== MATERIAL ==

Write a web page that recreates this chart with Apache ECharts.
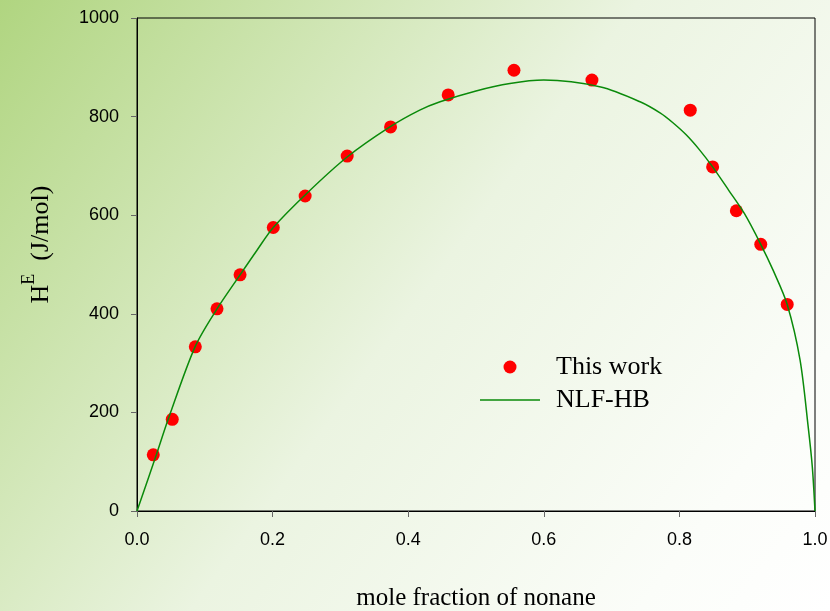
<!DOCTYPE html>
<html>
<head>
<meta charset="utf-8">
<script src="https://cdn.jsdelivr.net/npm/echarts@6/dist/echarts.min.js"></script>
<style>
  html, body { margin: 0; padding: 0; }
  #chart { width: 830px; height: 611px; }
</style>
</head>
<body>
<div id="chart"></div>
<script>
// measured points (mole fraction, J/mol)
var expX = [0.024, 0.052, 0.086, 0.118, 0.152, 0.201, 0.248, 0.310, 0.374, 0.459, 0.556, 0.671, 0.816, 0.849, 0.884, 0.920, 0.959];
var expY = [114, 186, 333, 410, 479, 575, 639, 720, 779, 844, 894, 874, 813, 698, 609, 541, 419];

// NLF-HB fitted curve
var fitX = [0, 0.0285, 0.046, 0.0856, 0.118, 0.152, 0.177, 0.201, 0.251, 0.310, 0.373, 0.417, 0.447, 0.50, 0.55, 0.60, 0.684, 0.742, 0.772, 0.79, 0.81, 0.83, 0.849, 0.873, 0.896, 0.920, 0.938, 0.959, 0.978, 0.990, 0.996, 1.0];
var fitY = [0, 114, 186, 333, 410, 479, 529, 575, 645, 718, 779, 813, 830, 852, 867, 874, 860, 830, 807, 788, 763, 732, 698, 650, 603, 541, 489, 419, 306, 170, 90, 0];

var xTicks = [0, 0.2, 0.4, 0.6, 0.8, 1.0];
var yTicks = [0, 200, 400, 600, 800, 1000];

var serif = 'Liberation Serif';
var sans = 'Liberation Sans';

var expData = expX.map(function (x, i) { return [x, expY[i]]; });
var fitData = fitX.map(function (x, i) { return [x, fitY[i]]; });

// thin horizontal stroke for the legend, the open end segments keep the box 60x13
var lineIcon = 'path://M0,0L60,0M0,5.75L60,5.75L60,7.25L0,7.25ZM0,13L60,13';

var myChart = echarts.init(document.getElementById('chart'));

var option = {
    animation: false,
    backgroundColor: new echarts.graphic.LinearGradient(0, 0, 1, 1, [
        { offset: 0, color: '#b0d580' },
        { offset: 0.5, color: '#ebf4e1' },
        { offset: 0.85, color: '#fbfdf9' },
        { offset: 1, color: '#ffffff' }
    ]),
    grid: {
        left: 137, right: 15, top: 18, bottom: 100,
        outerBoundsMode: 'none',
        containLabel: false,
        show: true,
        borderColor: '#000',
        borderWidth: 1,
        backgroundColor: 'transparent'
    },
    legend: {
        orient: 'vertical',
        left: 480,
        top: 352,
        padding: 0,
        itemWidth: 60,
        itemHeight: 13,
        itemGap: 3,
        textStyle: {
            fontFamily: serif,
            fontSize: 26,
            color: '#000',
            lineHeight: 30,
            padding: [0, 0, 0, 11]
        },
        data: [
            { name: 'This work', icon: 'circle' },
            { name: 'NLF-HB', icon: lineIcon, itemStyle: { borderWidth: 0 } }
        ]
    },
    xAxis: {
        type: 'value',
        min: 0,
        max: 1,
        interval: 0.2,
        name: 'mole fraction of nonane',
        nameLocation: 'middle',
        nameGap: 75,
        nameTextStyle: { fontFamily: serif, fontSize: 25, color: '#000' },
        axisLine: { lineStyle: { color: '#000', width: 1 } },
        axisTick: { show: true, length: 6, inside: false, lineStyle: { color: '#666' } },
        axisLabel: {
            margin: 20,
            fontFamily: sans,
            fontSize: 18,
            color: '#000',
            formatter: function (v) { return v.toFixed(1); }
        },
        splitLine: { show: false }
    },
    yAxis: {
        type: 'value',
        min: 0,
        max: 1000,
        interval: 200,
        name: '{h|H}{e|E}{s|  (J/mol)}',
        nameLocation: 'middle',
        nameRotate: 90,
        nameGap: 83,
        nameTextStyle: {
            fontFamily: serif,
            fontSize: 26,
            color: '#000',
            padding: [0, 0, 0, 40],
            rich: {
                h: { fontFamily: serif, fontSize: 26, color: '#000', lineHeight: 34, verticalAlign: 'bottom' },
                e: { fontFamily: serif, fontSize: 18, color: '#000', lineHeight: 34, verticalAlign: 'top' },
                s: { fontFamily: serif, fontSize: 26, color: '#000', lineHeight: 34, verticalAlign: 'bottom' }
            }
        },
        axisLine: { show: true, lineStyle: { color: '#000', width: 1 } },
        axisTick: { show: true, length: 6, inside: false, lineStyle: { color: '#666' } },
        axisLabel: {
            margin: 18,
            fontFamily: sans,
            fontSize: 18,
            color: '#000',
            formatter: function (v) { return String(v); }
        },
        splitLine: { show: false }
    },
    series: [
        {
            name: 'This work',
            type: 'scatter',
            data: expData,
            symbol: 'circle',
            symbolSize: 13,
            itemStyle: { color: '#ff0000', opacity: 1 },
            z: 2
        },
        {
            name: 'NLF-HB',
            type: 'line',
            data: fitData,
            smooth: 0.3,
            showSymbol: false,
            symbol: 'none',
            lineStyle: { color: '#0a8a0a', width: 1.5 },
            itemStyle: { color: '#0a8a0a' },
            z: 3
        }
    ]
};

myChart.setOption(option);
</script>
</body>
</html>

===

◆ **BRIEF**
Reproduce the material above from its first line through the line containing "var sans = 'Liberation Sans';", both ends included, and skip every picture.

◆ **REPLY**
Write a web page that recreates this chart with Apache ECharts.
<!DOCTYPE html>
<html>
<head>
<meta charset="utf-8">
<script src="https://cdn.jsdelivr.net/npm/echarts@6/dist/echarts.min.js"></script>
<style>
  html, body { margin: 0; padding: 0; }
  #chart { width: 830px; height: 611px; }
</style>
</head>
<body>
<div id="chart"></div>
<script>
// measured points (mole fraction, J/mol)
var expX = [0.024, 0.052, 0.086, 0.118, 0.152, 0.201, 0.248, 0.310, 0.374, 0.459, 0.556, 0.671, 0.816, 0.849, 0.884, 0.920, 0.959];
var expY = [114, 186, 333, 410, 479, 575, 639, 720, 779, 844, 894, 874, 813, 698, 609, 541, 419];

// NLF-HB fitted curve
var fitX = [0, 0.0285, 0.046, 0.0856, 0.118, 0.152, 0.177, 0.201, 0.251, 0.310, 0.373, 0.417, 0.447, 0.50, 0.55, 0.60, 0.684, 0.742, 0.772, 0.79, 0.81, 0.83, 0.849, 0.873, 0.896, 0.920, 0.938, 0.959, 0.978, 0.990, 0.996, 1.0];
var fitY = [0, 114, 186, 333, 410, 479, 529, 575, 645, 718, 779, 813, 830, 852, 867, 874, 860, 830, 807, 788, 763, 732, 698, 650, 603, 541, 489, 419, 306, 170, 90, 0];

var xTicks = [0, 0.2, 0.4, 0.6, 0.8, 1.0];
var yTicks = [0, 200, 400, 600, 800, 1000];

var serif = 'Liberation Serif';
var sans = 'Liberation Sans';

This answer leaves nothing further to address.